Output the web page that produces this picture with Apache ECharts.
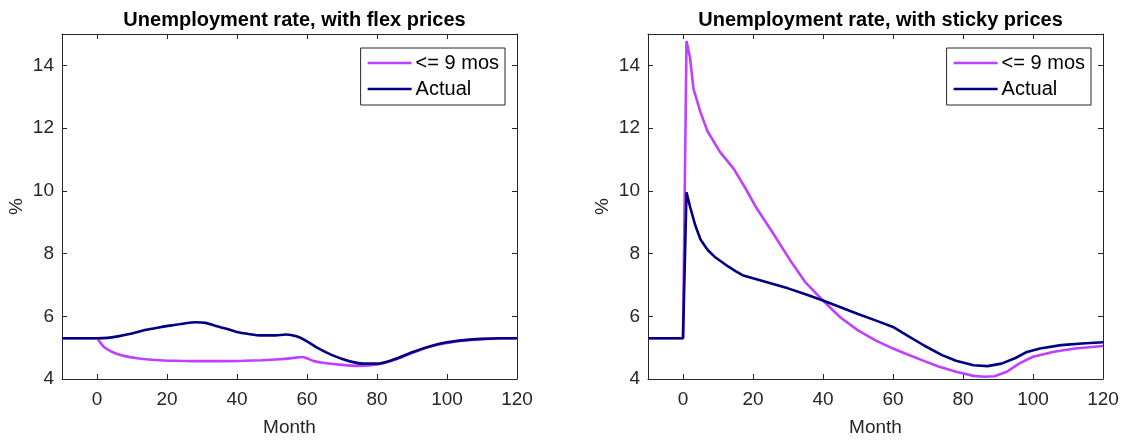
<!DOCTYPE html>
<html>
<head>
<meta charset="utf-8">
<script src="https://cdn.jsdelivr.net/npm/echarts@6/dist/echarts.min.js"></script>
<style>
  html, body { margin: 0; padding: 0; background: #fff; }
  #chart { width: 1122px; height: 442px; }
</style>
</head>
<body>
<div id="chart"></div>
<script>
// Panel titles and series names
const panelTitles = ['Unemployment rate, with flex prices', 'Unemployment rate, with sticky prices'];
const seriesNames = ['<= 9 mos', 'Actual'];

// Axis ticks
const monthTicks = [0, 20, 40, 60, 80, 100, 120];

// Flex prices: unemployment among those out of work <= 9 months
const flexShortMonths = [-10, 0, 0.7, 2, 4, 6, 8, 11, 14, 18, 22, 27, 32, 37, 42, 47, 52, 56, 58.5, 60, 62, 65, 70, 75, 80, 85, 90, 95, 100, 105, 110, 115, 120];
const flexShort = [5.30, 5.30, 5.20, 5.02, 4.88, 4.79, 4.73, 4.67, 4.63, 4.60, 4.58, 4.57, 4.57, 4.57, 4.58, 4.60, 4.63, 4.67, 4.70, 4.66, 4.57, 4.51, 4.45, 4.42, 4.46, 4.61, 4.83, 5.03, 5.15, 5.23, 5.27, 5.29, 5.30];

// Flex prices: actual unemployment
const flexActualMonths = [-10, 0, 3, 6, 10, 14, 18, 22, 25, 28, 31, 34, 37, 40, 43, 47, 51, 54, 57, 60, 63, 67, 72, 76, 80, 85, 90, 95, 100, 105, 110, 115, 120];
const flexActual = [5.30, 5.30, 5.31, 5.36, 5.45, 5.57, 5.65, 5.72, 5.77, 5.81, 5.79, 5.69, 5.60, 5.50, 5.44, 5.39, 5.39, 5.42, 5.36, 5.20, 4.99, 4.77, 4.57, 4.49, 4.49, 4.63, 4.85, 5.04, 5.17, 5.24, 5.28, 5.30, 5.30];

// Sticky prices: unemployment among those out of work <= 9 months
const stickyShortMonths = [-10, 0, 1, 2, 3, 5, 7, 10.5, 14.5, 18, 21, 26, 31, 35, 40, 45, 50, 55, 60, 64, 69, 73, 78, 83, 86, 89, 92.5, 96, 100, 106, 112, 120];
const stickyShort = [5.30, 5.30, 14.78, 14.25, 13.25, 12.50, 11.90, 11.25, 10.70, 10.05, 9.45, 8.60, 7.72, 7.08, 6.50, 5.96, 5.55, 5.23, 4.97, 4.79, 4.57, 4.40, 4.23, 4.10, 4.07, 4.09, 4.23, 4.49, 4.71, 4.87, 4.97, 5.05];

// Sticky prices: actual unemployment
const stickyActualMonths = [-10, 0, 1, 2, 3.5, 5, 7, 9, 11, 13, 15, 17, 20, 25, 30, 35, 40, 45, 50, 55, 60, 64, 69, 74, 78, 83, 87, 91, 95, 98, 102, 108, 114, 120];
const stickyActual = [5.30, 5.30, 9.95, 9.50, 8.90, 8.45, 8.12, 7.90, 7.74, 7.58, 7.44, 7.31, 7.21, 7.05, 6.89, 6.70, 6.50, 6.29, 6.07, 5.87, 5.66, 5.39, 5.06, 4.76, 4.58, 4.44, 4.41, 4.49, 4.67, 4.85, 4.97, 5.08, 5.13, 5.17];

const pairs = (xs, ys) => xs.map((x, i) => [x, ys[i]]);

const FONT = '"Liberation Sans", Arial, Helvetica, sans-serif';
const INK = '#262626';
const PURPLE = '#bf40ff';
const NAVY = '#000080';

const grids = [
  { left: 62, top: 34, width: 455, height: 348 },
  { left: 648, top: 34, width: 455, height: 348 }
];

const lineStyleAxis = { color: INK, width: 1 };

function xAxes(g) {
  const base = {
    gridIndex: g, type: 'value', min: -10, max: 120,
    splitLine: { show: false },
    axisLine: { show: true, onZero: false, lineStyle: lineStyleAxis },
    axisTick: { show: true, inside: true, length: 5, customValues: monthTicks, lineStyle: lineStyleAxis }
  };
  return [
    Object.assign({}, base, {
      position: 'bottom',
      axisLabel: { show: true, customValues: monthTicks, color: INK, fontSize: 19, fontFamily: FONT, margin: 11 },
      name: 'Month', nameLocation: 'middle', nameGap: 39,
      nameTextStyle: { color: INK, fontSize: 19, fontFamily: FONT }
    }),
    Object.assign({}, base, { position: 'top', axisLabel: { show: false } })
  ];
}

function yAxes(g) {
  const base = {
    gridIndex: g, type: 'value', min: 4, max: 15, interval: 2,
    splitLine: { show: false },
    axisLine: { show: true, onZero: false, lineStyle: lineStyleAxis },
    axisTick: { show: true, inside: true, length: 5, lineStyle: lineStyleAxis }
  };
  return [
    Object.assign({}, base, {
      position: 'left',
      axisLabel: { show: true, color: INK, fontSize: 19, fontFamily: FONT, margin: 8,
                   formatter: v => (v <= 14 ? String(v) : '') },
      name: '%', nameLocation: 'middle', nameGap: 36, nameRotate: 90,
      nameTextStyle: { color: INK, fontSize: 19, fontFamily: FONT }
    }),
    Object.assign({}, base, { position: 'right', axisLabel: { show: false } })
  ];
}

function lineSeries(name, color, g, data, smooth) {
  return {
    name: name, type: 'line', xAxisIndex: g * 2, yAxisIndex: g * 2,
    data: data, showSymbol: false, symbol: 'none', smooth: smooth,
    lineStyle: { color: color, width: 2.6 }, itemStyle: { color: color },
    animation: false
  };
}

function legendFor(right) {
  return {
    orient: 'vertical', right: right, top: 48,
    data: seriesNames,
    icon: 'rect', itemWidth: 44, itemHeight: 2.6, itemGap: 6,
    padding: [5, 6, 6, 7],
    borderColor: INK, borderWidth: 1, backgroundColor: '#fff',
    selectedMode: false,
    textStyle: { color: '#000', fontSize: 20, fontFamily: FONT, padding: [0, 0, 0, -1] }
  };
}

const option = {
  backgroundColor: '#fff',
  animation: false,
  title: panelTitles.map((t, i) => ({
    text: t,
    left: grids[i].left + grids[i].width / 2, top: 5, textAlign: 'center',
    textStyle: { color: '#000', fontSize: 20, fontWeight: 'bold', fontFamily: FONT }
  })),
  grid: grids,
  legend: [legendFor(617), legendFor(31)],
  xAxis: [].concat(xAxes(0), xAxes(1)),
  yAxis: [].concat(yAxes(0), yAxes(1)),
  series: [
    lineSeries(seriesNames[0], PURPLE, 0, pairs(flexShortMonths, flexShort), 0.3),
    lineSeries(seriesNames[1], NAVY, 0, pairs(flexActualMonths, flexActual), 0.3),
    lineSeries(seriesNames[0], PURPLE, 1, pairs(stickyShortMonths, stickyShort), false),
    lineSeries(seriesNames[1], NAVY, 1, pairs(stickyActualMonths, stickyActual), false)
  ]
};

echarts.init(document.getElementById('chart'), null, { renderer: 'canvas' }).setOption(option);
</script>
</body>
</html>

● ● ● ● ●

Every line from the start of the listing above through the line with "5.28, 5.30, 5.30];" should be repeated exactly; skip the pictures and add nothing else.

**THE SOLUTION**
Output the web page that produces this picture with Apache ECharts.
<!DOCTYPE html>
<html>
<head>
<meta charset="utf-8">
<script src="https://cdn.jsdelivr.net/npm/echarts@6/dist/echarts.min.js"></script>
<style>
  html, body { margin: 0; padding: 0; background: #fff; }
  #chart { width: 1122px; height: 442px; }
</style>
</head>
<body>
<div id="chart"></div>
<script>
// Panel titles and series names
const panelTitles = ['Unemployment rate, with flex prices', 'Unemployment rate, with sticky prices'];
const seriesNames = ['<= 9 mos', 'Actual'];

// Axis ticks
const monthTicks = [0, 20, 40, 60, 80, 100, 120];

// Flex prices: unemployment among those out of work <= 9 months
const flexShortMonths = [-10, 0, 0.7, 2, 4, 6, 8, 11, 14, 18, 22, 27, 32, 37, 42, 47, 52, 56, 58.5, 60, 62, 65, 70, 75, 80, 85, 90, 95, 100, 105, 110, 115, 120];
const flexShort = [5.30, 5.30, 5.20, 5.02, 4.88, 4.79, 4.73, 4.67, 4.63, 4.60, 4.58, 4.57, 4.57, 4.57, 4.58, 4.60, 4.63, 4.67, 4.70, 4.66, 4.57, 4.51, 4.45, 4.42, 4.46, 4.61, 4.83, 5.03, 5.15, 5.23, 5.27, 5.29, 5.30];

// Flex prices: actual unemployment
const flexActualMonths = [-10, 0, 3, 6, 10, 14, 18, 22, 25, 28, 31, 34, 37, 40, 43, 47, 51, 54, 57, 60, 63, 67, 72, 76, 80, 85, 90, 95, 100, 105, 110, 115, 120];
const flexActual = [5.30, 5.30, 5.31, 5.36, 5.45, 5.57, 5.65, 5.72, 5.77, 5.81, 5.79, 5.69, 5.60, 5.50, 5.44, 5.39, 5.39, 5.42, 5.36, 5.20, 4.99, 4.77, 4.57, 4.49, 4.49, 4.63, 4.85, 5.04, 5.17, 5.24, 5.28, 5.30, 5.30];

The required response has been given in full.